Stoi w bardzo pożądanej, drogiej części miasta - wyjąwszy kłopoty z korkami, można tam łatwo dotrzeć z każdej dzielnicy, jest to ścisłe Centrum.

Ciekawostka: choć stoi w przedwojennym Śródmieściu i faktycznym Centrum, administracyjnie znajduje się już na Ochocie, w rejonie MSI Filtry (obejmującym i Pole Mokotowskie, i przedwojenne Śródmieście, i Kolonię Lubeckiego i Staszica).

* Niemcy sporo rozwalili, ale dużo dobrych, nieuszkodzonych kamienic znikło na życzenie władzy ludowej.

23.10.2015

poniedziałek, 23 grudnia 2019

Osiedle Bernardyńska skąpane w późnojesiennym słońcu


Zobaczyć jeden, to zobaczyć wszystkie - 19 identycznych, topornych baszt w historycznym sercu Czerniakowa. Bloki osiedla postawiono w dwóch rzędach, w równych odstępach, wzdłuż obu stron lekko wyginającej się  ku północny Bernardyńskiej.


Z bloków można oglądać fantastyczną panoramę Centrum, oraz nieco monotonne pogranicze siekierkowsko-czerniakowskie - co będzie się jednak w najbliższych dekadach zmieniać. Oba zdjęcia wykonane są na środkowym odcinku Gołkowskiej. 20.12/2019

niedziela, 22 grudnia 2019

Skrzyżowanie Rabczańskiej z Zaciszną



Na Starej Sadybie zdecydowanie są ciekawsze budynki, ale przy kiepskim aparacie i znikomych umiejętnościach ważne jest by nie robić fotografii pod słońce, a ten budynek akurat znalazł się na mojej drodze powrotnej znad Jeziorka Czerniakowskiego.

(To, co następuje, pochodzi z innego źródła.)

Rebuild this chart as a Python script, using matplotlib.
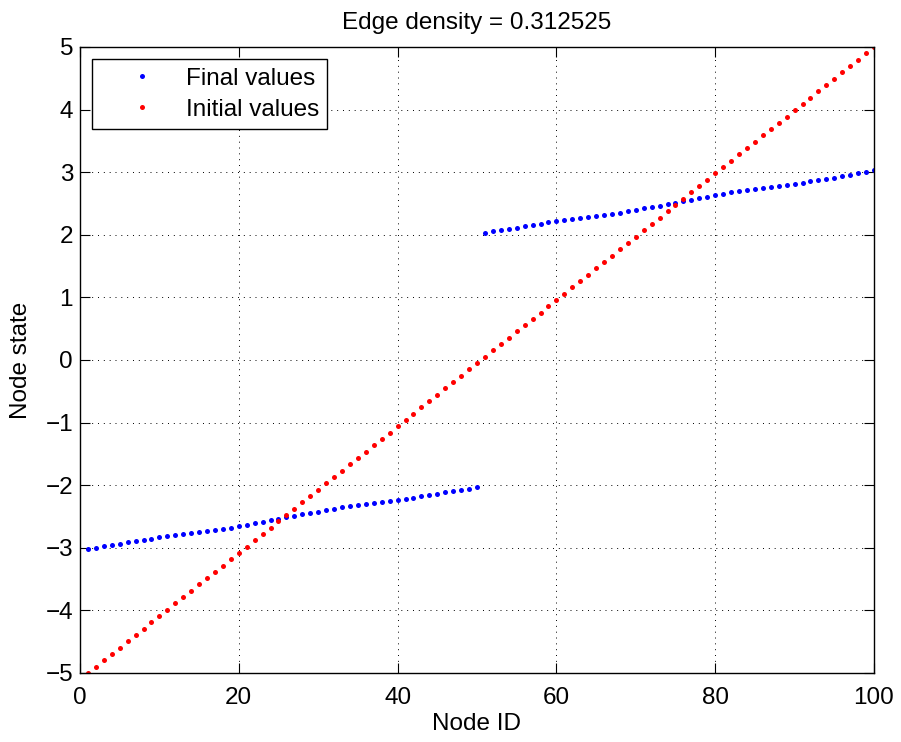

Zresztą - nie wygląda wcale źle. 20.12.2019

sobota, 21 grudnia 2019

Nowa Sadyba skąpana w późnojesiennym słońcu


Ujęcie z kładki nad Sobieskiego. Bloczki które stoją tu krótszym bokiem do ulicy wyglądają z poziomu przechodnia wyjątkowo sympatycznie, w takim układzie przestrzennym jest ład i harmonia, a do tego między niskimi budynkami jest fantastyczna zieleń. Niestety, aby zrobić dobre fotki rzeczonych budynków trzeba mieć albo dźwig, albo mieszkanie po drugiej stronie ulicy, na Stegnach.


Estetycznie osiedle sprawia bardzo dobre wrażenie, tak pod kątem projektu budynków jak ich rozlokowania. Teraz, kiedy nie ma liści - można je sobie dokładniej obejrzeć.

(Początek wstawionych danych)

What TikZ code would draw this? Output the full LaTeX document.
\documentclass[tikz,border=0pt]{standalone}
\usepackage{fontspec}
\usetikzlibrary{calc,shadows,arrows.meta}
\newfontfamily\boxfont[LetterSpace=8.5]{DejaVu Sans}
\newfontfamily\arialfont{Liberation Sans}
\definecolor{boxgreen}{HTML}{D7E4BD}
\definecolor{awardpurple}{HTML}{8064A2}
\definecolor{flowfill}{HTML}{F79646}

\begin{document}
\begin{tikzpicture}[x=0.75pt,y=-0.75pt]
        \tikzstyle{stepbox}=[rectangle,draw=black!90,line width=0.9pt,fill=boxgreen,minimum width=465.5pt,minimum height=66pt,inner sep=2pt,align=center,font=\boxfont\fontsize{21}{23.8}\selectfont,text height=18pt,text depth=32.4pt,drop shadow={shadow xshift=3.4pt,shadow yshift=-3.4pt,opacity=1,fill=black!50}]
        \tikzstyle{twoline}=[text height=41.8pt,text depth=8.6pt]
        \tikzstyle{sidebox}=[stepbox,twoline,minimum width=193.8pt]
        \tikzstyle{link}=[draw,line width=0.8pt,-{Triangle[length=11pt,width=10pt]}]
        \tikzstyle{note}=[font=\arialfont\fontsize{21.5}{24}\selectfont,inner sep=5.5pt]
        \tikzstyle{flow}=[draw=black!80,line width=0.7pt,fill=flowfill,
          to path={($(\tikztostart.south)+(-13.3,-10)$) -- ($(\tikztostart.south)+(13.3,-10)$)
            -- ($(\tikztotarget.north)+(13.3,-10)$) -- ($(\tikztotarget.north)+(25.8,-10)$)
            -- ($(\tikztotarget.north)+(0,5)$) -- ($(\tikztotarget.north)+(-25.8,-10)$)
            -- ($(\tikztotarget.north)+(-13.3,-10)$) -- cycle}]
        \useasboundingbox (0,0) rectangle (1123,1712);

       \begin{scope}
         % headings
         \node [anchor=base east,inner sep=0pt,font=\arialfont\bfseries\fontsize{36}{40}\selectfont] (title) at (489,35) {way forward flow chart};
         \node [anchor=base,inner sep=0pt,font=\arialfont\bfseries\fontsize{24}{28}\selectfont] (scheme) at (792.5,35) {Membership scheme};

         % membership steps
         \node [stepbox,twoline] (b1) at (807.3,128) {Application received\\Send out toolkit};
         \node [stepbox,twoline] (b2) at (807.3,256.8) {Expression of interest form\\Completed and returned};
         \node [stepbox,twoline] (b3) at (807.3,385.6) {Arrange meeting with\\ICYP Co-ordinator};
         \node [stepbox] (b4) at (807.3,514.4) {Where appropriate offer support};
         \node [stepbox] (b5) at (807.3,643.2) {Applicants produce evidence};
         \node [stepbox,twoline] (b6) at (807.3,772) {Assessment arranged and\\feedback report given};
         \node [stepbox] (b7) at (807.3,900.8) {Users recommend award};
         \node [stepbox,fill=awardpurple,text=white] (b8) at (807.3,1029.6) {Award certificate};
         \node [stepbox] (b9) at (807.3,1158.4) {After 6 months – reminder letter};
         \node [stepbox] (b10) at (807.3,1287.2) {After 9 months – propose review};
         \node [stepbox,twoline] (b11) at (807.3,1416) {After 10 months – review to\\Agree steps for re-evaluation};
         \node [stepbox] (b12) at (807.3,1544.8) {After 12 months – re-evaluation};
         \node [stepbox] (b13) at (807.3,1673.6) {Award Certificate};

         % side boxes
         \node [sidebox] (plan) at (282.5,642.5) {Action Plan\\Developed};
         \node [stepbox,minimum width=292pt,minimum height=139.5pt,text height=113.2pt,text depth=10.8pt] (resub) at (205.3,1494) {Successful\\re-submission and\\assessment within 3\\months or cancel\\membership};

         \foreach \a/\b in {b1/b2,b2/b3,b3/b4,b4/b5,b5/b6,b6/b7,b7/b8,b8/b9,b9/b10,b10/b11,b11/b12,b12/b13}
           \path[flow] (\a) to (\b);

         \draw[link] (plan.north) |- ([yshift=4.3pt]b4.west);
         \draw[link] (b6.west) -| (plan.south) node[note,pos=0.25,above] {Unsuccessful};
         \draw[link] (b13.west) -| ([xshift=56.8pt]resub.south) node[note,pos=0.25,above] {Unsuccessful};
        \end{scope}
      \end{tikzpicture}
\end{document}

Budynek-perełka. Nadaje charakter całej okolicy, jego kopia stoi w innej części osiedla. (Trzeci oraz czwarty identyczne budynki, stoją na osiedlu Gocław-Lotnisko, na podosiedlu Wilga - niedaleko bazarku).

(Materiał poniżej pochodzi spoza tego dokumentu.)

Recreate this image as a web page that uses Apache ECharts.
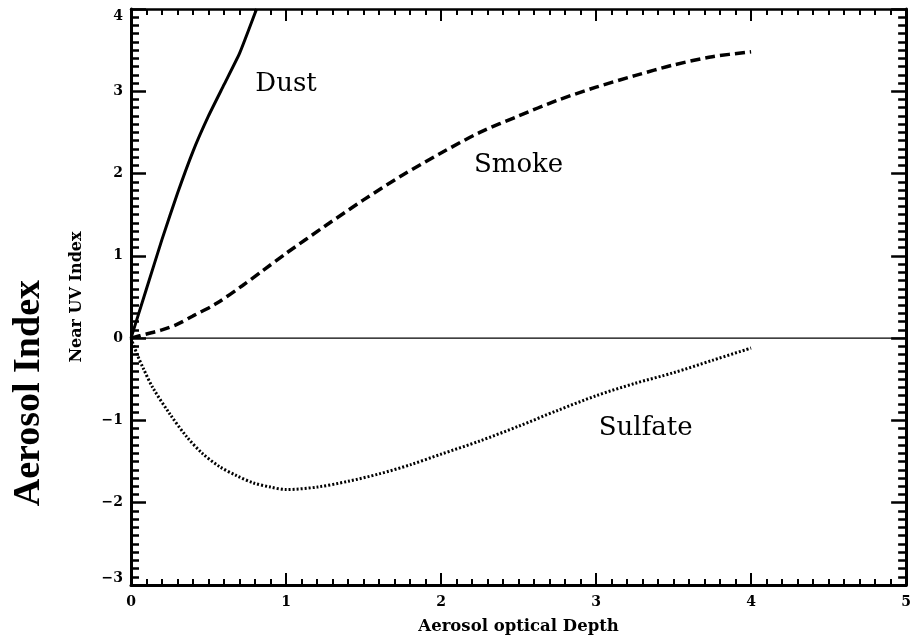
<!DOCTYPE html>
<html>
<head>
<meta charset="utf-8">
<script src="https://cdn.jsdelivr.net/npm/echarts@6/dist/echarts.min.js"></script>
<style>
  html, body { margin: 0; padding: 0; background: #fff; }
  #chart { width: 914px; height: 640px; }
</style>
</head>
<body>
<div id="chart"></div>
<script>
// Near UV aerosol index versus aerosol optical depth for three aerosol types
const xTicks = [0, 1, 2, 3, 4, 5];
const yTicks = [-3, -2, -1, 0, 1, 2, 3, 4];

// [optical depth, index]
const dust = [
  [0, 0], [0.1, 0.6], [0.2, 1.2], [0.3, 1.76], [0.4, 2.27],
  [0.5, 2.7], [0.6, 3.08], [0.7, 3.46], [0.81, 4.0]
];
const smoke = [
  [0, 0], [0.1, 0.05], [0.2, 0.1], [0.3, 0.17], [0.4, 0.27], [0.55, 0.42],
  [0.72, 0.64], [0.85, 0.82], [1.0, 1.03], [1.25, 1.36], [1.5, 1.68],
  [1.75, 1.98], [2.0, 2.25], [2.25, 2.5], [2.5, 2.7], [2.75, 2.89],
  [3.0, 3.05], [3.25, 3.19], [3.5, 3.32], [3.75, 3.42], [4.0, 3.48]
];
const sulfate = [
  [0, 0], [0.04, -0.2], [0.08, -0.37], [0.14, -0.6], [0.25, -0.92],
  [0.36, -1.2], [0.46, -1.4], [0.57, -1.56], [0.68, -1.67], [0.79, -1.76],
  [0.9, -1.81], [1.0, -1.84], [1.2, -1.81], [1.4, -1.74], [1.6, -1.65],
  [1.8, -1.54], [2.0, -1.41], [2.25, -1.25], [2.5, -1.07], [2.75, -0.88],
  [3.0, -0.7], [3.25, -0.55], [3.5, -0.42], [3.75, -0.27], [4.0, -0.12]
];
const zeroLine = [[0, 0], [5, 0]];

// curve names placed at data positions
const curveLabels = [
  { name: 'Dust', value: [1.0, 3.08] },
  { name: 'Smoke', value: [2.5, 2.1] },
  { name: 'Sulfate', value: [3.32, -1.09] }
];

const serif = 'DejaVu Serif';
const minus = v => String(v).replace('-', '\u2212');

function frameAxis(extra) {
  return Object.assign({
    type: 'value',
    axisLine: { show: true, onZero: false, lineStyle: { color: '#000', width: 3 } },
    axisTick: { show: true, inside: true, length: 12, lineStyle: { color: '#000', width: 2 } },
    minorTick: { show: true, splitNumber: 10, length: 6, lineStyle: { color: '#000', width: 2 } },
    splitLine: { show: false },
    minorSplitLine: { show: false }
  }, extra);
}

const yTickStyle = {
  axisTick: { show: true, inside: true, length: 15, lineStyle: { color: '#000', width: 2.5 } },
  minorTick: { show: true, splitNumber: 10, length: 8, lineStyle: { color: '#000', width: 2.5 } }
};

const chart = echarts.init(document.getElementById('chart'), null, { renderer: 'canvas' });
chart.setOption({
  backgroundColor: '#fff',
  animation: false,
  grid: { left: 131, right: 7, top: 9, bottom: 55 },
  xAxis: [
    frameAxis({
      min: xTicks[0], max: xTicks[xTicks.length - 1], interval: 1, position: 'bottom',
      name: 'Aerosol optical Depth', nameLocation: 'middle', nameGap: 33,
      nameTextStyle: { fontFamily: serif, fontSize: 16.5, fontWeight: 'bold', color: '#000' },
      axisLabel: { margin: 10, fontFamily: serif, fontSize: 14, fontWeight: 'bold', color: '#000', formatter: minus }
    }),
    frameAxis({
      min: xTicks[0], max: xTicks[xTicks.length - 1], interval: 1, position: 'top',
      axisLabel: { show: false },
      axisLine: { show: true, onZero: false, lineStyle: { color: '#000', width: 2.5 } }
    })
  ],
  yAxis: [
    frameAxis(Object.assign({
      min: yTicks[0], max: yTicks[yTicks.length - 1], interval: 1, position: 'left',
      name: 'Near UV Index', nameLocation: 'middle', nameGap: 46,
      nameTextStyle: { fontFamily: serif, fontSize: 16, fontWeight: 'bold', color: '#000' },
      axisLabel: {
        margin: 8, fontFamily: serif, fontSize: 14, fontWeight: 'bold', color: '#000', formatter: minus,
        verticalAlignMaxLabel: 'top', verticalAlignMinLabel: 'bottom'
      }
    }, yTickStyle)),
    frameAxis(Object.assign({
      min: yTicks[0], max: yTicks[yTicks.length - 1], interval: 1, position: 'right',
      axisLabel: { show: false }
    }, yTickStyle))
  ],
  graphic: [{
    type: 'text',
    left: 10, top: 280,
    rotation: Math.PI / 2,
    style: {
      text: 'Aerosol Index',
      font: 'bold 38px "Liberation Serif", "Times New Roman", serif',
      fill: '#000'
    }
  }],
  series: [
    {
      name: 'zero', type: 'line', data: zeroLine, symbol: 'none', silent: true,
      lineStyle: { color: '#000', width: 1.3 }
    },
    {
      name: 'Dust', type: 'line', data: dust, symbol: 'none', smooth: 0.15,
      lineStyle: { color: '#000', width: 3 }
    },
    {
      name: 'Smoke', type: 'line', data: smoke, symbol: 'none', smooth: 0.3,
      lineStyle: { color: '#000', width: 3.5, type: [10, 5] }
    },
    {
      name: 'Sulfate', type: 'line', data: sulfate, symbol: 'none', smooth: 0.3,
      lineStyle: { color: '#000', width: 3, type: [2, 2] }
    },
    {
      name: 'labels', type: 'scatter', data: curveLabels, symbolSize: 0, silent: true,
      itemStyle: { opacity: 1 },
      label: {
        show: true, position: 'inside', formatter: p => p.name,
        fontFamily: serif, fontSize: 26, color: '#000', opacity: 1
      }
    }
  ]
});
</script>
</body>
</html>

Dzięki prywatnej zabudowie  balkonów "na nóżce" bryła budynku zyskała. W bloku stojącym nieopodal kładki na Sobieskiego te balkony strasznie nie pasują, wyglądają jak pożyczone z Osiedla Inflancka czy Służewa Nad Dolinką, tutaj jest o niebo lepiej. Z przeróbki pozostałych wyszły quasi-wykusze, co też ma swój urok.





Jak dla mnie ten blok to dzieło sztuki. Jest intrygujący, niestandardowy, odważny i wysmakowany. Ożywia okolicę.


Blok jest ładnie odnowiony. Właśnie tak powinno się malować budynki na osiedlach, wydobywa się wtedy walory bryły. Sąsiednie Stegny są i zielone, i różowe, i jajeczne i zielone. A gdyby były pomalowane właśnie tak... byłby o wiele bardziej atrakcyjne, podnosiły poziom okolicy... ale niestety jest jak jest.


 Widok w kierunku północnym, kładka nad Powsińska.